## Directive
Do not repeat pictures. Repeat exactly the lines of the listing below from its first line through the line with "import plotly.graph_objects as go".

>>>>>

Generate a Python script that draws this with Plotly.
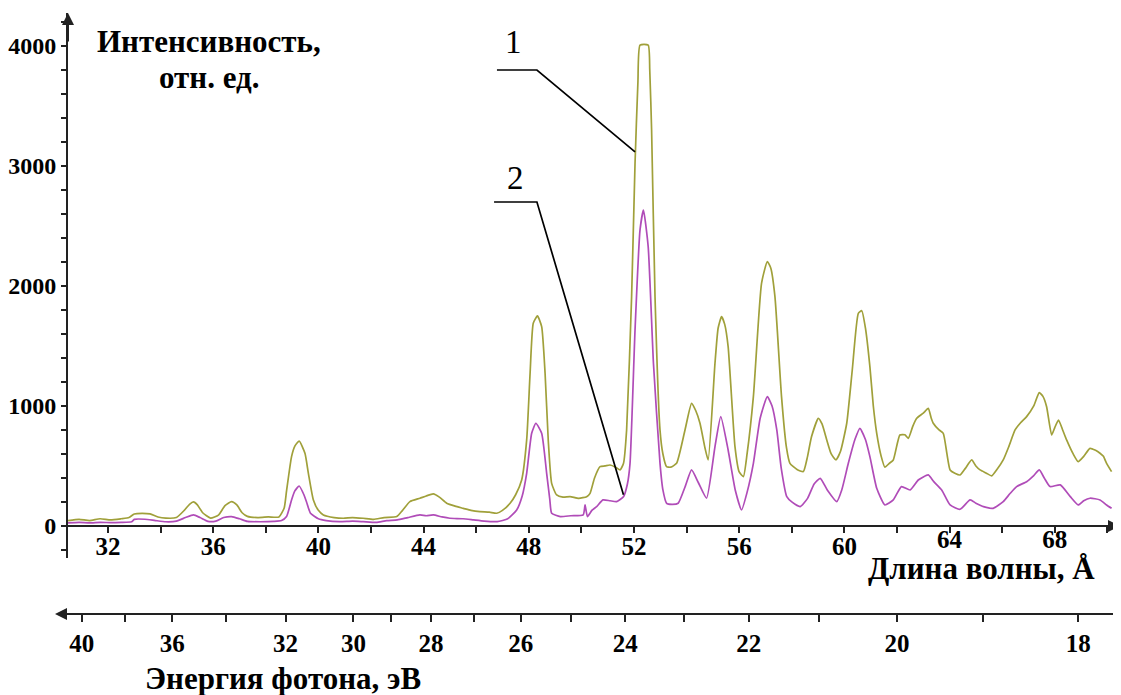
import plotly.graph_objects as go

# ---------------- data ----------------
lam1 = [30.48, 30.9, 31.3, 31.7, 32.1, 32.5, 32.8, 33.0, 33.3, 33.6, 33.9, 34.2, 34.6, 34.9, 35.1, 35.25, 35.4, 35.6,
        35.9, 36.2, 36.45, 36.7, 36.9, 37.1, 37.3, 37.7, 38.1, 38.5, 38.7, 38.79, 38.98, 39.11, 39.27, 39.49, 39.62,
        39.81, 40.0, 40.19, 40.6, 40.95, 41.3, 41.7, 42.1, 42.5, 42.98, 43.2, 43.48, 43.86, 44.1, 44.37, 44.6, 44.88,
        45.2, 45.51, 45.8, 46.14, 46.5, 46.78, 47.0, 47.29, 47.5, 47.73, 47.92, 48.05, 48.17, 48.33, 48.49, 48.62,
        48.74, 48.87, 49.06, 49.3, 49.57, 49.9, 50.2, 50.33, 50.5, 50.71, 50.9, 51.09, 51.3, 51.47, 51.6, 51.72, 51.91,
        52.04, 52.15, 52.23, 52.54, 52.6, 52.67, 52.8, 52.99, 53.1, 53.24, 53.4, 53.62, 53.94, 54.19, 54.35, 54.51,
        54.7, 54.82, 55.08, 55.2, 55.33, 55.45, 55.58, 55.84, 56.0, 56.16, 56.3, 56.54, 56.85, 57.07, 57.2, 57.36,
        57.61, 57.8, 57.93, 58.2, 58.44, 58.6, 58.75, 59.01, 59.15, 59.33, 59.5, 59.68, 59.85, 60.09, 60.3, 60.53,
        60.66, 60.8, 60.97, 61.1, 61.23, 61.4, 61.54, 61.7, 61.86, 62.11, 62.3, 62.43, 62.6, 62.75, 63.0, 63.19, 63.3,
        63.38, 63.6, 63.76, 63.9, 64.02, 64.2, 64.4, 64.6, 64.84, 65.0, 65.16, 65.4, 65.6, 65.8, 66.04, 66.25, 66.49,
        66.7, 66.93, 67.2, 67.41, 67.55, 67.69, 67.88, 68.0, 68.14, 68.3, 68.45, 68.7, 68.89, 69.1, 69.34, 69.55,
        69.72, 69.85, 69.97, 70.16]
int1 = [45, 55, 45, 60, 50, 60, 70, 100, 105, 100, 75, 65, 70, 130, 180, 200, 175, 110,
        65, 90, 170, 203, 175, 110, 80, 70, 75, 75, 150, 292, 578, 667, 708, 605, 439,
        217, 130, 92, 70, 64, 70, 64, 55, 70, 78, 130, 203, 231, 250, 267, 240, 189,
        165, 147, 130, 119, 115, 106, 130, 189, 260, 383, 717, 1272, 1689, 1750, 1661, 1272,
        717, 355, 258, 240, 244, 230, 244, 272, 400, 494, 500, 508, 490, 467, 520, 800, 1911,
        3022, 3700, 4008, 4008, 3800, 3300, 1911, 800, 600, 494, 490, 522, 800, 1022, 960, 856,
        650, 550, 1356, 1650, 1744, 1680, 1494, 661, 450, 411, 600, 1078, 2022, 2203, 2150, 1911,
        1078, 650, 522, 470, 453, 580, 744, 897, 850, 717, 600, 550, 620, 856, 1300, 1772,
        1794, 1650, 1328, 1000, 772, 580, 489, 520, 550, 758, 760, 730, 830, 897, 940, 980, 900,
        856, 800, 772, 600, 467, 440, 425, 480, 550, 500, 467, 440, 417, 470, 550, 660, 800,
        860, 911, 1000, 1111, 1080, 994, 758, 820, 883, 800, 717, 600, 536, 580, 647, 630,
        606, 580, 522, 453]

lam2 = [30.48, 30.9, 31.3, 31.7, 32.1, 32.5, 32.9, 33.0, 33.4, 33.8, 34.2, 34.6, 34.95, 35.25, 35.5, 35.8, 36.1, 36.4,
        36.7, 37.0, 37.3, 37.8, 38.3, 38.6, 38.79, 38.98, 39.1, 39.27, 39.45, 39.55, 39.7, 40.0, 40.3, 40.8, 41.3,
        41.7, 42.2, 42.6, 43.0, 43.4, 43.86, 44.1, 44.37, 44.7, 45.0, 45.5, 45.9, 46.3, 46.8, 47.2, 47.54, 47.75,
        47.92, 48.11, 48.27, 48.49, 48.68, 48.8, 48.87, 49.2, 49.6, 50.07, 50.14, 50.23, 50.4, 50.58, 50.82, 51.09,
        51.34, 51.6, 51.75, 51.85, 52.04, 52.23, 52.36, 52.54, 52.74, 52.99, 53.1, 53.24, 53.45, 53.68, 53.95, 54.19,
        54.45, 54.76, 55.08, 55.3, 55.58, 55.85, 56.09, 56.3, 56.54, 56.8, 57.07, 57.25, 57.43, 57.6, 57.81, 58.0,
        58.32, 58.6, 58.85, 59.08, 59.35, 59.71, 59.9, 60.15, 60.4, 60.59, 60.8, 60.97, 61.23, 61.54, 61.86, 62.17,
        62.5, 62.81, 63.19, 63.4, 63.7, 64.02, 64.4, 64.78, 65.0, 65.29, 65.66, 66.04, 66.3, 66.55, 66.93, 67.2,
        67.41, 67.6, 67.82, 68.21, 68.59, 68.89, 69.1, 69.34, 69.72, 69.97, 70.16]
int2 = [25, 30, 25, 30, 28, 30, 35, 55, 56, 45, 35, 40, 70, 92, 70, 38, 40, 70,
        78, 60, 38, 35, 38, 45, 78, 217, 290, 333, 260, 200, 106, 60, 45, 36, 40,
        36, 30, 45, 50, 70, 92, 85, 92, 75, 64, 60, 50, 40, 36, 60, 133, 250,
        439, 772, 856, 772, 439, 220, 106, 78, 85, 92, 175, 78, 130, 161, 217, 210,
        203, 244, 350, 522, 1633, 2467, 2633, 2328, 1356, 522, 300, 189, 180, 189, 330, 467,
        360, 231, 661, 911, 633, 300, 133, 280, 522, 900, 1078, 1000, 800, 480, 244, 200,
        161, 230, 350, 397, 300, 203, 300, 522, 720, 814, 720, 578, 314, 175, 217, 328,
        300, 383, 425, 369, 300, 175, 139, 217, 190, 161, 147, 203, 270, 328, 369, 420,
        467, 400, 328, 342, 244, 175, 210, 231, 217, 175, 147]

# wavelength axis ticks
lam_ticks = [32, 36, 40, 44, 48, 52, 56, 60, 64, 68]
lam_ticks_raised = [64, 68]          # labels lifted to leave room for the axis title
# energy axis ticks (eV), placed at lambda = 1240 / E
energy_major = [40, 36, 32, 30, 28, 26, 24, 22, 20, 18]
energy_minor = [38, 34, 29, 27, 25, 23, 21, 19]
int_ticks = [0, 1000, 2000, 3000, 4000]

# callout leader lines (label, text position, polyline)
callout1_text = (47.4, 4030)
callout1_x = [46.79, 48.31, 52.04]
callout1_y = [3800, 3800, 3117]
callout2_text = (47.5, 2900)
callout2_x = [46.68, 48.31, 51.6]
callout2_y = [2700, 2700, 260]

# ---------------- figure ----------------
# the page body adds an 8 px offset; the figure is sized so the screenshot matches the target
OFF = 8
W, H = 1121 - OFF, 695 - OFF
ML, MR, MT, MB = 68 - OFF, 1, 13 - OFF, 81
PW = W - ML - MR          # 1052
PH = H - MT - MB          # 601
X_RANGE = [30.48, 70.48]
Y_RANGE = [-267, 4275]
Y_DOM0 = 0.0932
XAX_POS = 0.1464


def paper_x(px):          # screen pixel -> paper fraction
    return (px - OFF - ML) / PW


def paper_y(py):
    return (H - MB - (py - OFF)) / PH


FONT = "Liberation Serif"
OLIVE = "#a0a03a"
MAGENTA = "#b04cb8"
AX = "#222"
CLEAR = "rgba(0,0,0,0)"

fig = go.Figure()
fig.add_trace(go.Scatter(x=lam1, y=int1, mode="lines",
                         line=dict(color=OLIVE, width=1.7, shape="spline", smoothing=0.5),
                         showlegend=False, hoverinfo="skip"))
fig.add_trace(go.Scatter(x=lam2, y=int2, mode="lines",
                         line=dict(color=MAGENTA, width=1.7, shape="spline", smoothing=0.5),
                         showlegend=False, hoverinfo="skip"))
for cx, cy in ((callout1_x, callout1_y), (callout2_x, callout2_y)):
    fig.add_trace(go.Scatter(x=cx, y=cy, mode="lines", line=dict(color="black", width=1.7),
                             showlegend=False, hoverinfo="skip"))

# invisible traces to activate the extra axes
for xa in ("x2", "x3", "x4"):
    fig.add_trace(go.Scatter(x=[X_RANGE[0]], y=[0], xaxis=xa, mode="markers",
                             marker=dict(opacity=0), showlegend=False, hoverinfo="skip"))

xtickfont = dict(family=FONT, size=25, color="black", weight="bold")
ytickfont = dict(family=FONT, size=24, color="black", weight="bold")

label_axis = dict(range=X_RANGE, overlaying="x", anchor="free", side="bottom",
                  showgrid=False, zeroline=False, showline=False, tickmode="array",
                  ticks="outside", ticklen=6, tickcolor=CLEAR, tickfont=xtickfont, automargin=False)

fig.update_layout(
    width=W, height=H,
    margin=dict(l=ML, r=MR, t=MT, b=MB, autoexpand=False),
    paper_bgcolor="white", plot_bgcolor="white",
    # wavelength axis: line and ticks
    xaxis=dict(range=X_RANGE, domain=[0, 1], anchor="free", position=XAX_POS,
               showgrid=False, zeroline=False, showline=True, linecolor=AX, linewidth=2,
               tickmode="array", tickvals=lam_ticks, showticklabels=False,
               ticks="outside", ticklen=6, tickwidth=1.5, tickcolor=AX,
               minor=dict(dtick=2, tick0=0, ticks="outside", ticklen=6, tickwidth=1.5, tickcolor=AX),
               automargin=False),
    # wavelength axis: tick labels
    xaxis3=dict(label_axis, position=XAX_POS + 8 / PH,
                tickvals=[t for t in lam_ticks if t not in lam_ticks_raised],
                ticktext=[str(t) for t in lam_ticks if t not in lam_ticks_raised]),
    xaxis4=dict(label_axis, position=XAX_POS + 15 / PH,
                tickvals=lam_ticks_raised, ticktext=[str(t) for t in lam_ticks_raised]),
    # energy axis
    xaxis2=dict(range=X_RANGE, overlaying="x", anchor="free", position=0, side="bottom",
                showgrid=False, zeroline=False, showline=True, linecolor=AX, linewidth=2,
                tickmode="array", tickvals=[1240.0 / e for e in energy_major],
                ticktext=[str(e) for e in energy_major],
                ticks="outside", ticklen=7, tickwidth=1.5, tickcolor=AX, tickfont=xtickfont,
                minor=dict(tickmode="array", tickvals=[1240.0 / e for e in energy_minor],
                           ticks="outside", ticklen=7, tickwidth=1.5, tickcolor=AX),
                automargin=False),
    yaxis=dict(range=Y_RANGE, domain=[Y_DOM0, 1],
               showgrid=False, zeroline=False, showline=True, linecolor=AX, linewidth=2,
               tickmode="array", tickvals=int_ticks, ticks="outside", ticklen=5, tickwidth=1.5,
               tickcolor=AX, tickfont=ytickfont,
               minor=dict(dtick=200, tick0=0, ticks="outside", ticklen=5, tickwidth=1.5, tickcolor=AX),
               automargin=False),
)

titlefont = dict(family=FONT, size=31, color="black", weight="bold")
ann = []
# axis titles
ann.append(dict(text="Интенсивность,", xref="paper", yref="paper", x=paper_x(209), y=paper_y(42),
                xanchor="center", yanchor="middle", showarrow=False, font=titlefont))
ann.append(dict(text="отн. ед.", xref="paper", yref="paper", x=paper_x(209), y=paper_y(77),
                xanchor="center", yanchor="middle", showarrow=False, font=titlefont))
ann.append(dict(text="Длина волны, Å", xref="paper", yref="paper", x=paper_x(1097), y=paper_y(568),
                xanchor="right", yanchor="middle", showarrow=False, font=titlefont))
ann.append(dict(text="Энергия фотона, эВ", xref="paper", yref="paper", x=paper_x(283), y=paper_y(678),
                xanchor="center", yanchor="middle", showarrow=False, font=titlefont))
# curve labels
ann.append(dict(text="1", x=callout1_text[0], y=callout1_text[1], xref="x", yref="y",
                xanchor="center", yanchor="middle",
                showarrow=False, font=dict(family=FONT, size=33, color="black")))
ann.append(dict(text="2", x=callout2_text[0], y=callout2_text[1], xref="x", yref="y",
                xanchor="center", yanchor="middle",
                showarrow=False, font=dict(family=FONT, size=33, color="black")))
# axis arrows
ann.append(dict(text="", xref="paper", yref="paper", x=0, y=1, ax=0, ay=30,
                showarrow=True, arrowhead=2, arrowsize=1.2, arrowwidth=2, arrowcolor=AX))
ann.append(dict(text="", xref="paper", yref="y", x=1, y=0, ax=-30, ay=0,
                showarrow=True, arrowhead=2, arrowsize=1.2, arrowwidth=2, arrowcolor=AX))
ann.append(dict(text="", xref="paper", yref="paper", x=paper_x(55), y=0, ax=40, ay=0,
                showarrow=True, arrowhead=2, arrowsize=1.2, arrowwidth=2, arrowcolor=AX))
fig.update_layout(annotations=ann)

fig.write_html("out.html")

<<<<<

## Output below
Generate a Python script that draws this with Plotly.
import plotly.graph_objects as go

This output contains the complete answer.